I used my journey as a general introduction to the region across northern Spain. I'd tried to get to San Sebastian and Santiago de Compostela on my own the year before, but because I hadn't done a great deal of planning, I wasn't able to pull it off. Now I feel confident that I could rent a car and zip in and out of the locales that I want to experience more fully next time I'm in the country.

Others may view group tours—especially those visiting a challenging-to-access site such as India's Taj Mahal or the Great Wall of China—as a once-in-a-lifetime journey that they want to let professionals handle. Be sure to compare tour operators on these classic routes to assess the details most important to you.

Plan Formal Side Trips Before You Go
Plan Formal Side Trips Before You Go
(Photo: Annette Thompson)

Like cruise ships, land-based tour operators typically offer side trips for an upcharge. Compare those trips by doing some independent research.

For instance, San Sebastian's food scene boasts restaurants with a total of 16 Michelin stars, more than 40 cider houses, and dozens of pintxo (tapas) bars. It's ideal for food tours. Consequently, I had no trouble finding a local to guide me through the most remarkable spots as well as a cooking class on making pintxos.

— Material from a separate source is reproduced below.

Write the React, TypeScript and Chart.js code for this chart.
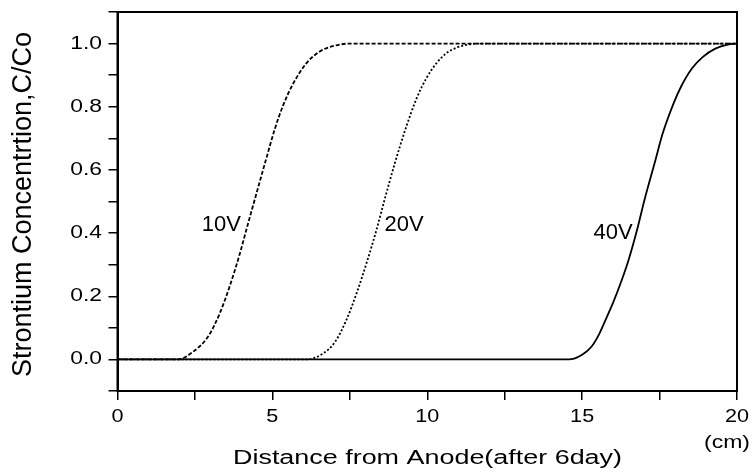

I also learned that most guided tours don't take the time to visit the Sagardoetxea, the cider museum about three miles outside of town. It took only 2.5 hours to get there, tour, and return to town during my free afternoon.

My other companions did a bit of online research to come up with the best pintxo bars in the city, and they created their own tours during the same time period. At dinner that night we all compared notes, creating an even more appetizing evening meal.

Know When It's Okay To Sneak Away
Know When It's Okay to Sneak Away
(Photo: Travelers Looking at Map via Shutterstock)

You may make good friends on tour, or you may want to escape from the crowd as often as possible. Most people probably land somewhere in the middle of those extremes. Even if you're not a joiner by nature, give yourself the opportunity to become part of the group before departing from it.

When tours begin, the first 48 hours are crucial to group dynamics. You'll want to be there on days one and two to find your place within the group, your seat on the bus, and your favorite dining companions, and then you'll want to determine who might be a good friend to ask what you missed when you do head out on your own. If you disappear from the regularly scheduled activities at the very beginning, the others may consider you with less camaraderie.

Use The Tour Director As A Travel Resource
Use the Tour Director as a Travel Resource
(Photo: Annette Thompson)

Make this person your new best friend. The tour director was hired because of his or her deep local knowledge of the places on your itinerary. Think of him or her as your own walking, talking Google. Let the tour director know what your plans are, and ask for recommendations. Start a dialogue, sharing your own finds when you're out on your own.

Tour directors are excellent resources on local transportation options, too. They've got great recommendations for spots not on the tour—like the best clubs and discos (as well as how to get back at four in the morning when the local buses are no longer running) or neighborhoods off the tour-bus path in which you can meet local craftspeople.

Skip Lunch
Skip Lunch
(Photo: David Baron via flickr/CC Attribution/Share Alike)

I chose a tour that didn't include lunches—instead, I made good use of my free time to explore small restaurants and shops or to sign on to a local tour. Lunchtime is the best time of day to depart the group without causing much of a stir. Before I left home, I did a bit of research and downloaded smartphone apps with tips on where to go in San Sebastian, Bilbao, and Santiago de Compostela, and I also chatted with my tour director about them too before setting out.

On Not Getting Lost
On Not Getting Lost
(Photo: William Hook via flickr/CC Attribution/Share Alike)

Map out the locations of your hotels in advance, so you can separate and find your way back. Unlike on cruise-ship shore excursions, you can stay out as late as you want on a guided tour.

Barcelona's dancing scene doesn't really begin until 11 p.m. You'll want to plan how to get back to the hotel after the buses have stopped running. I have a small GPS (or you can use your smartphone) that maps out the best walking routes in advance. (One year, I determined that buying a handheld GPS would be cheaper than paying a surcharge to add one to a car rental in Europe.) That little device has saved me from getting lost many times, whether I'm walking or driving. Oh, and don't forget to keep small amounts of cash on hand for taxi rides back to the hotel if you choose to go that route.

The Boring Hotel Dinner
The Boring Hotel Dinner
(Photo: Malcolm Manners via flickr/CC Attribution/Share Alike)

Hotel dinners are the bread and butter of group touring. They make for a less expensive night for the tour company and give guests craving downtime an early night in. But these nights are also the best times for romantic dinners out alone with your sweetheart, and they're fabulous opportunities to dig into local events that may be going on while you're in town. Again, ask your tour director for recommendations.

Don't Miss The Bus
Don't Miss The Bus
(Photo: Annette Thompson)

Or the train or the plane. Tour companies do not have to wait for you when you're out on your own. If you're tempted to go back for that pair of shoes you saw the day before, I hope that you've made friends in the group who will convince the tour director that her watch is running five minutes fast and to hold up the group for you. Because if you miss the departure, it is your problem to figure out how to catch up. Not only will it cost you cash, it will cost you emotional value with the tour director and the other participants—especially if they spent their valuable touring time waiting on you.